Fonctionnellement les 2 engins se situaient à peu près au même niveau, à savoir pas très haut…
Il fallait taper les textes ligne par ligne, contrôler la typographie tout au long des frappes et une fois arrivé en bout de ligne, sauvegarder le texte sur le dispositif de stockage.
Evidemment avec de tels systèmes, on ne risquait pas de battre des records de vitesse.
Et pourtant, les chiffres sont éloquents.
Car de l’avis même d’Evelyn Berezin, son "Redactron" a contribué a changer la vie des 6 % de secrétaires qu’il y avait à l’époque aux Etats-Unis et dont une bonne partie ont perdu leur emploi, du fait de cette "mécanisation" et amélioration de la productivité.
On était certes très loin des logiciels dédiés d’aujourd’hui et la machine d’IBM avait la réputation de tomber en panne plus souvent qu’à son tour. Ce qui n’était pas le cas du "Redactron" qui, lui, était fabriqué avec de vrais composants électroniques et non plus en assemblant des éléments électromécaniques comme chez IBM.

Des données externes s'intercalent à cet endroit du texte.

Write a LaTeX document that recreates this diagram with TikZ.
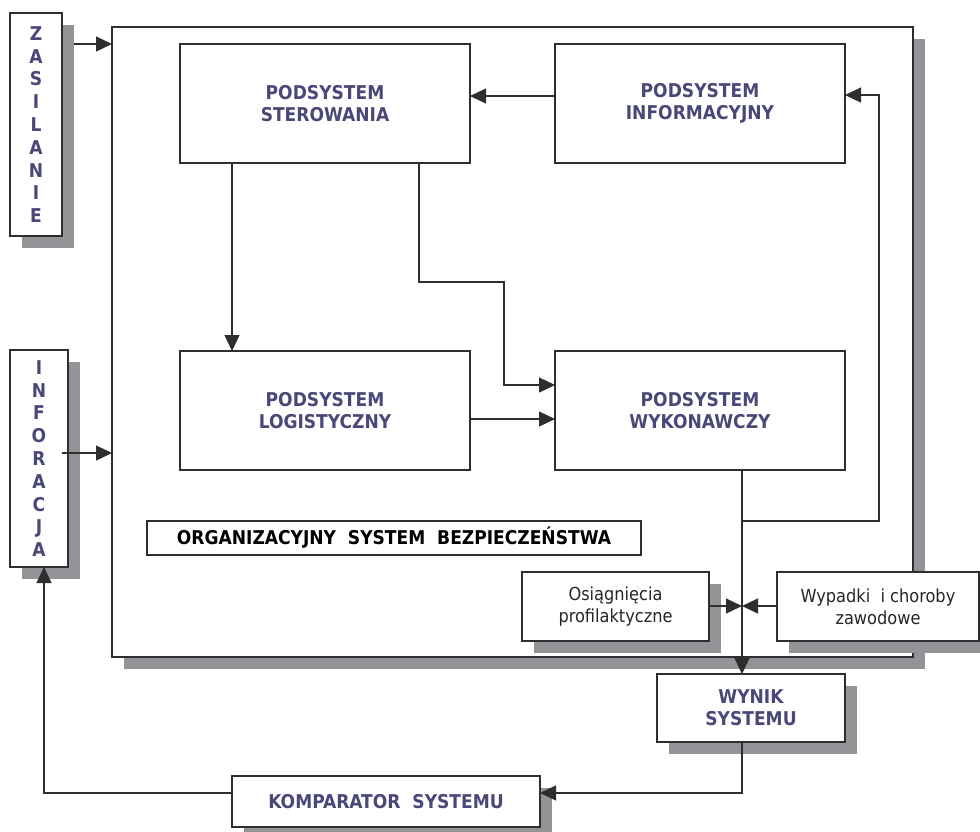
\documentclass[tikz,border=0pt]{standalone}
\usepackage{fontspec}
\setmainfont{DejaVu Sans}
\newfontfamily\condf{DejaVu Sans Condensed}
\usetikzlibrary{arrows.meta,shadows}
\definecolor{txtblue}{HTML}{4A4878}
\definecolor{shgray}{HTML}{939398}
\definecolor{ln}{HTML}{2E2E2E}
\tikzset{
  box/.style={draw=ln, line width=1.4pt, fill=white, inner sep=0pt, outer sep=0pt, align=center},
  shbox/.style={box, drop shadow={shadow xshift=12pt, shadow yshift=-12pt, fill=shgray, opacity=1}},
  btxt/.style={font=\condf\fontsize{19}{22}\selectfont\bfseries, text=txtblue},
  vtxt/.style={font=\condf\fontsize{19}{22.8}\selectfont\bfseries, text=txtblue},
  rtxt/.style={font=\condf\fontsize{18}{22}\selectfont, text=black!85},
  arr/.style={draw=ln, line width=1.2pt, -{Triangle[length=16pt,width=15pt]}},
}
\begin{document}
\begin{tikzpicture}[x=1pt,y=-1pt]
\useasboundingbox (0,0) rectangle (980,831);
% main system box
\node[shbox, minimum width=801pt, minimum height=630pt] (main) at (512.5,342) {};
% side boxes
\node[shbox, vtxt, minimum width=52pt, minimum height=223pt] (zas) at (36,124.5) {Z\\A\\S\\I\\L\\A\\N\\I\\E};
\node[shbox, vtxt, minimum width=58pt, minimum height=217pt] (inf) at (39,458.5) {I\\N\\F\\O\\R\\A\\C\\J\\A};
% subsystems
\node[box, btxt, minimum width=290pt, minimum height=119pt] (ster) at (325,103.5) {PODSYSTEM\\STEROWANIA};
\node[box, btxt, minimum width=290pt, minimum height=119pt] (info) at (700,103.5) {PODSYSTEM\\INFORMACYJNY};
\node[box, btxt, minimum width=290pt, minimum height=119pt] (log) at (325,410.5) {PODSYSTEM\\LOGISTYCZNY};
\node[box, btxt, minimum width=290pt, minimum height=119pt] (wyk) at (700,410.5) {PODSYSTEM\\WYKONAWCZY};
\node[box, font=\condf\fontsize{19}{20}\selectfont\bfseries, text=black, minimum width=494pt, minimum height=34pt] (org) at (394,538) {ORGANIZACYJNY\ \ SYSTEM\ \ BEZPIECZEŃSTWA};
\node[shbox, rtxt, minimum width=187pt, minimum height=69pt] (osi) at (615.5,606.5) {Osiągnięcia\\profilaktyczne};
\node[shbox, rtxt, minimum width=202pt, minimum height=69pt] (wyp) at (878,606.5) {Wypadki\ \ i choroby\\zawodowe};
\node[shbox, btxt, minimum width=188pt, minimum height=68pt] (wyn) at (751,708) {WYNIK\\SYSTEMU};
\node[shbox, btxt, minimum width=308pt, minimum height=51pt] (kom) at (386,801.5) {KOMPARATOR\ \ SYSTEMU};
% helper coordinates
\coordinate (zasout) at (74,44);
\coordinate (infout) at (62,453);
\coordinate (j1) at (742,521);
\coordinate (j2) at (742,606);
% connectors
\draw[arr] (zasout) -- (main.west |- zasout);
\draw[arr] (infout) -- (main.west |- infout);
\draw[arr] (info.west |- 0,96) -- (ster.east |- 0,96);
\draw[arr] (ster.south -| 232,0) -- (log.north -| 232,0);
\draw[arr] (ster.south -| 419,0) -- (419,282) -- (504,282) -- (504,385) -- (wyk.west |- 0,385);
\draw[arr] (log.east |- 0,419) -- (wyk.west |- 0,419);
\draw[arr] (wyk.south -| j1) -- (wyn.north -| j1);
\draw[arr] (j1) -- (879,521) -- (879,95) -- (info.east |- 0,95);
\draw[arr] (osi.east |- j2) -- (j2);
\draw[arr] (wyp.west |- j2) -- (j2);
\draw[arr] (wyn.south -| j1) -- (742,793) -- (kom.east |- 0,793);
\draw[arr] (kom.west |- 0,793) -- (44,793) -- (inf.south -| 44,0);
\end{tikzpicture}
\end{document}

C’est sans doute ce qui explique que le Redactron ait été vendu à 10 000 exemplaires en 7 ans, à 8 000 $ l’unité…à comparer aux quelques dizaines de dollars des logiciels modernes.
Mais ainsi va la vie et il fallait bien commencer par quelque chose.
Pour la petite histoire, Evelyn Berezin fera partie du panel des 100 femmes les plus importantes du magazine Business Week en 1976. Vous pouvez aussi retrouver son arfetact au "Computer History Museum" qui se trouve maintenant à Mountain View.
Elle nous a quittés en 2018, à 93 ans. Sans doute le seul bug de sa brillante carrière.